* _Dataset excerpt_:
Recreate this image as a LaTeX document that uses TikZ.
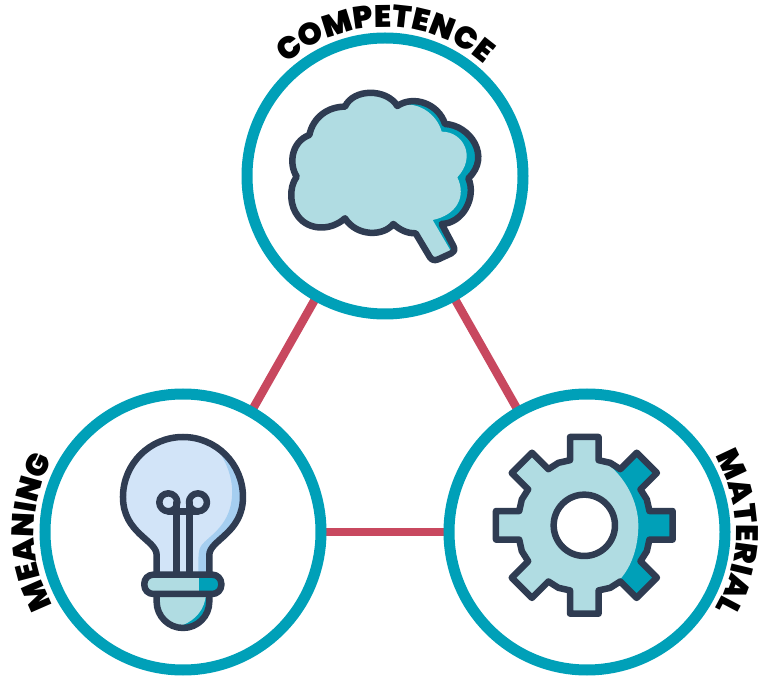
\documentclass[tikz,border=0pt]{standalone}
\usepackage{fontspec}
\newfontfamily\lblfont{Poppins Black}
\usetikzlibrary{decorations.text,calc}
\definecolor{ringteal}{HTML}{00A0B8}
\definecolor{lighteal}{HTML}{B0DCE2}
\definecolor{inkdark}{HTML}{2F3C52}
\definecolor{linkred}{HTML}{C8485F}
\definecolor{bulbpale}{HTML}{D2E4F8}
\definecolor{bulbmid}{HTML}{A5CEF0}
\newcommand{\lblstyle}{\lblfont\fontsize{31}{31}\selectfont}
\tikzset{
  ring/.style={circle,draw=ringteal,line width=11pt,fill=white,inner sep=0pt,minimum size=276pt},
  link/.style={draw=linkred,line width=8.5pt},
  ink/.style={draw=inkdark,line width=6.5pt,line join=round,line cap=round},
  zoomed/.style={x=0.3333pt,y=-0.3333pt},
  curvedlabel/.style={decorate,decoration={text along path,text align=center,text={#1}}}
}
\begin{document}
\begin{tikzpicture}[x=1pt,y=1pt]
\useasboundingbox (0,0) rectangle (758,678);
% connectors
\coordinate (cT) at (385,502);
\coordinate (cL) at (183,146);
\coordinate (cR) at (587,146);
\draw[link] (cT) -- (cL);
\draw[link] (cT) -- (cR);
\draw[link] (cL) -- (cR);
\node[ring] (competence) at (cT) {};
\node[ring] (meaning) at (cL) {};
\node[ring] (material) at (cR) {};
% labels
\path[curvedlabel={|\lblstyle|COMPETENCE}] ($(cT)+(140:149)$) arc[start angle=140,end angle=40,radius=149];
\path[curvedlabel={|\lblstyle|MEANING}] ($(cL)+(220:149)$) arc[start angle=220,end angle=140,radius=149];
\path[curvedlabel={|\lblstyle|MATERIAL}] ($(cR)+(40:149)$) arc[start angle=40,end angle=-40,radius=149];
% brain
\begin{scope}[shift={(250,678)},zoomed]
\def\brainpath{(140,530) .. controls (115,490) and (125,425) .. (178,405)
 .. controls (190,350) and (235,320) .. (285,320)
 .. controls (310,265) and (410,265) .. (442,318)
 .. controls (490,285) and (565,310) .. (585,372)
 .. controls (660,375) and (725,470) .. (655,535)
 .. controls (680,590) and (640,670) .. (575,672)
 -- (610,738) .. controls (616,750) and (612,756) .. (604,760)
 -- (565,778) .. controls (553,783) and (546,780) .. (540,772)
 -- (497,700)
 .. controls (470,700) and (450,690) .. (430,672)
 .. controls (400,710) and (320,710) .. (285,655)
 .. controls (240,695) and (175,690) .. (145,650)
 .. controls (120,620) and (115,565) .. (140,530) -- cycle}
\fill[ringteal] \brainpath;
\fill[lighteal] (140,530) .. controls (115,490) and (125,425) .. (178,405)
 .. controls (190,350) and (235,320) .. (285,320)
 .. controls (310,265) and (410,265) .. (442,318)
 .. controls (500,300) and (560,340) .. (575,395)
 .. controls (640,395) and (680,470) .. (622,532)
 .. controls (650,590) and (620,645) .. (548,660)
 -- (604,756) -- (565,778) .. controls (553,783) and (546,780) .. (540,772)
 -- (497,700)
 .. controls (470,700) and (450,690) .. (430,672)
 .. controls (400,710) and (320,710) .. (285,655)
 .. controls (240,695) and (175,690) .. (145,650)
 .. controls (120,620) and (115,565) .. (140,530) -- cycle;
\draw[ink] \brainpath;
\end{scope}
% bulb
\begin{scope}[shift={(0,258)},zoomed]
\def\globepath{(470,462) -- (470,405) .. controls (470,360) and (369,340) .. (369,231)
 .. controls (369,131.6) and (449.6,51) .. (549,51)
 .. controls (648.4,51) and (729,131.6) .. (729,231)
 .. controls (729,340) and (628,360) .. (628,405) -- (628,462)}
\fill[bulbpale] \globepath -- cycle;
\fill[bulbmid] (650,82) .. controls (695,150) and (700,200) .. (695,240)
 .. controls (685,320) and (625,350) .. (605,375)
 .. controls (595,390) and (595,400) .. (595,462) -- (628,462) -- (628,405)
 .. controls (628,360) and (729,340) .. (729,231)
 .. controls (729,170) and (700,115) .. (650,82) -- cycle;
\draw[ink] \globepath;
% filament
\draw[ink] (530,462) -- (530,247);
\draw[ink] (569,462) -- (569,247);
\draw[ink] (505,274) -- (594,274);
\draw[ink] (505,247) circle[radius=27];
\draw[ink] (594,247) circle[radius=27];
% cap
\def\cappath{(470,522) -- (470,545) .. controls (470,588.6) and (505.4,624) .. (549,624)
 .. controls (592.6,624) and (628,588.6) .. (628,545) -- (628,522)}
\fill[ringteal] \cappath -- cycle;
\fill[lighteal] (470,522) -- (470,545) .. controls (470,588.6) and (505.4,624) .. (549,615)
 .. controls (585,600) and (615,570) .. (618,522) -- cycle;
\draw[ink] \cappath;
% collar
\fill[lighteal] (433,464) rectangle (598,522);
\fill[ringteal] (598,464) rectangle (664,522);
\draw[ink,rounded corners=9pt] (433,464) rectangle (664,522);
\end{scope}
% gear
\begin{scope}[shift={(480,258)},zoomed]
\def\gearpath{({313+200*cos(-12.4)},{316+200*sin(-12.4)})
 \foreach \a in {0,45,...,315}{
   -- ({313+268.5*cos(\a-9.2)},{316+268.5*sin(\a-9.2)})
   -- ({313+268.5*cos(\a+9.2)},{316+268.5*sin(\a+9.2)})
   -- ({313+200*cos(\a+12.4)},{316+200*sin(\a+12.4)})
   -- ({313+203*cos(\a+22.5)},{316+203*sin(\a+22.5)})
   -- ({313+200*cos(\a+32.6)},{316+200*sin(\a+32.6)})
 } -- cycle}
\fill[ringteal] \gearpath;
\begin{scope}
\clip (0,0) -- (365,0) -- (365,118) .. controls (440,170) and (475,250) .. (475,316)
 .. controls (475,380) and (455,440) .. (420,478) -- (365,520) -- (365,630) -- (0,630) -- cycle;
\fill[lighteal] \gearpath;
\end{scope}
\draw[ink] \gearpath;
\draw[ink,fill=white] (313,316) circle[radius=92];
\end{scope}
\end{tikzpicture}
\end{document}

* _Stated goal_: Write out every line above exactly as it is, leaving out the pictures.

* _Solution to this task_:
Recreate this image as a LaTeX document that uses TikZ.
\documentclass[tikz,border=0pt]{standalone}
\usepackage{fontspec}
\newfontfamily\lblfont{Poppins Black}
\usetikzlibrary{decorations.text,calc}
\definecolor{ringteal}{HTML}{00A0B8}
\definecolor{lighteal}{HTML}{B0DCE2}
\definecolor{inkdark}{HTML}{2F3C52}
\definecolor{linkred}{HTML}{C8485F}
\definecolor{bulbpale}{HTML}{D2E4F8}
\definecolor{bulbmid}{HTML}{A5CEF0}
\newcommand{\lblstyle}{\lblfont\fontsize{31}{31}\selectfont}
\tikzset{
  ring/.style={circle,draw=ringteal,line width=11pt,fill=white,inner sep=0pt,minimum size=276pt},
  link/.style={draw=linkred,line width=8.5pt},
  ink/.style={draw=inkdark,line width=6.5pt,line join=round,line cap=round},
  zoomed/.style={x=0.3333pt,y=-0.3333pt},
  curvedlabel/.style={decorate,decoration={text along path,text align=center,text={#1}}}
}
\begin{document}
\begin{tikzpicture}[x=1pt,y=1pt]
\useasboundingbox (0,0) rectangle (758,678);
% connectors
\coordinate (cT) at (385,502);
\coordinate (cL) at (183,146);
\coordinate (cR) at (587,146);
\draw[link] (cT) -- (cL);
\draw[link] (cT) -- (cR);
\draw[link] (cL) -- (cR);
\node[ring] (competence) at (cT) {};
\node[ring] (meaning) at (cL) {};
\node[ring] (material) at (cR) {};
% labels
\path[curvedlabel={|\lblstyle|COMPETENCE}] ($(cT)+(140:149)$) arc[start angle=140,end angle=40,radius=149];
\path[curvedlabel={|\lblstyle|MEANING}] ($(cL)+(220:149)$) arc[start angle=220,end angle=140,radius=149];
\path[curvedlabel={|\lblstyle|MATERIAL}] ($(cR)+(40:149)$) arc[start angle=40,end angle=-40,radius=149];
% brain
\begin{scope}[shift={(250,678)},zoomed]
\def\brainpath{(140,530) .. controls (115,490) and (125,425) .. (178,405)
 .. controls (190,350) and (235,320) .. (285,320)
 .. controls (310,265) and (410,265) .. (442,318)
 .. controls (490,285) and (565,310) .. (585,372)
 .. controls (660,375) and (725,470) .. (655,535)
 .. controls (680,590) and (640,670) .. (575,672)
 -- (610,738) .. controls (616,750) and (612,756) .. (604,760)
 -- (565,778) .. controls (553,783) and (546,780) .. (540,772)
 -- (497,700)
 .. controls (470,700) and (450,690) .. (430,672)
 .. controls (400,710) and (320,710) .. (285,655)
 .. controls (240,695) and (175,690) .. (145,650)
 .. controls (120,620) and (115,565) .. (140,530) -- cycle}
\fill[ringteal] \brainpath;
\fill[lighteal] (140,530) .. controls (115,490) and (125,425) .. (178,405)
 .. controls (190,350) and (235,320) .. (285,320)
 .. controls (310,265) and (410,265) .. (442,318)
 .. controls (500,300) and (560,340) .. (575,395)
 .. controls (640,395) and (680,470) .. (622,532)
 .. controls (650,590) and (620,645) .. (548,660)
 -- (604,756) -- (565,778) .. controls (553,783) and (546,780) .. (540,772)
 -- (497,700)
 .. controls (470,700) and (450,690) .. (430,672)
 .. controls (400,710) and (320,710) .. (285,655)
 .. controls (240,695) and (175,690) .. (145,650)
 .. controls (120,620) and (115,565) .. (140,530) -- cycle;
\draw[ink] \brainpath;
\end{scope}
% bulb
\begin{scope}[shift={(0,258)},zoomed]
\def\globepath{(470,462) -- (470,405) .. controls (470,360) and (369,340) .. (369,231)
 .. controls (369,131.6) and (449.6,51) .. (549,51)
 .. controls (648.4,51) and (729,131.6) .. (729,231)
 .. controls (729,340) and (628,360) .. (628,405) -- (628,462)}
\fill[bulbpale] \globepath -- cycle;
\fill[bulbmid] (650,82) .. controls (695,150) and (700,200) .. (695,240)
 .. controls (685,320) and (625,350) .. (605,375)
 .. controls (595,390) and (595,400) .. (595,462) -- (628,462) -- (628,405)
 .. controls (628,360) and (729,340) .. (729,231)
 .. controls (729,170) and (700,115) .. (650,82) -- cycle;
\draw[ink] \globepath;
% filament
\draw[ink] (530,462) -- (530,247);
\draw[ink] (569,462) -- (569,247);
\draw[ink] (505,274) -- (594,274);
\draw[ink] (505,247) circle[radius=27];
\draw[ink] (594,247) circle[radius=27];
% cap
\def\cappath{(470,522) -- (470,545) .. controls (470,588.6) and (505.4,624) .. (549,624)
 .. controls (592.6,624) and (628,588.6) .. (628,545) -- (628,522)}
\fill[ringteal] \cappath -- cycle;
\fill[lighteal] (470,522) -- (470,545) .. controls (470,588.6) and (505.4,624) .. (549,615)
 .. controls (585,600) and (615,570) .. (618,522) -- cycle;
\draw[ink] \cappath;
% collar
\fill[lighteal] (433,464) rectangle (598,522);
\fill[ringteal] (598,464) rectangle (664,522);
\draw[ink,rounded corners=9pt] (433,464) rectangle (664,522);
\end{scope}
% gear
\begin{scope}[shift={(480,258)},zoomed]
\def\gearpath{({313+200*cos(-12.4)},{316+200*sin(-12.4)})
 \foreach \a in {0,45,...,315}{
   -- ({313+268.5*cos(\a-9.2)},{316+268.5*sin(\a-9.2)})
   -- ({313+268.5*cos(\a+9.2)},{316+268.5*sin(\a+9.2)})
   -- ({313+200*cos(\a+12.4)},{316+200*sin(\a+12.4)})
   -- ({313+203*cos(\a+22.5)},{316+203*sin(\a+22.5)})
   -- ({313+200*cos(\a+32.6)},{316+200*sin(\a+32.6)})
 } -- cycle}
\fill[ringteal] \gearpath;
\begin{scope}
\clip (0,0) -- (365,0) -- (365,118) .. controls (440,170) and (475,250) .. (475,316)
 .. controls (475,380) and (455,440) .. (420,478) -- (365,520) -- (365,630) -- (0,630) -- cycle;
\fill[lighteal] \gearpath;
\end{scope}
\draw[ink] \gearpath;
\draw[ink,fill=white] (313,316) circle[radius=92];
\end{scope}
\end{tikzpicture}
\end{document}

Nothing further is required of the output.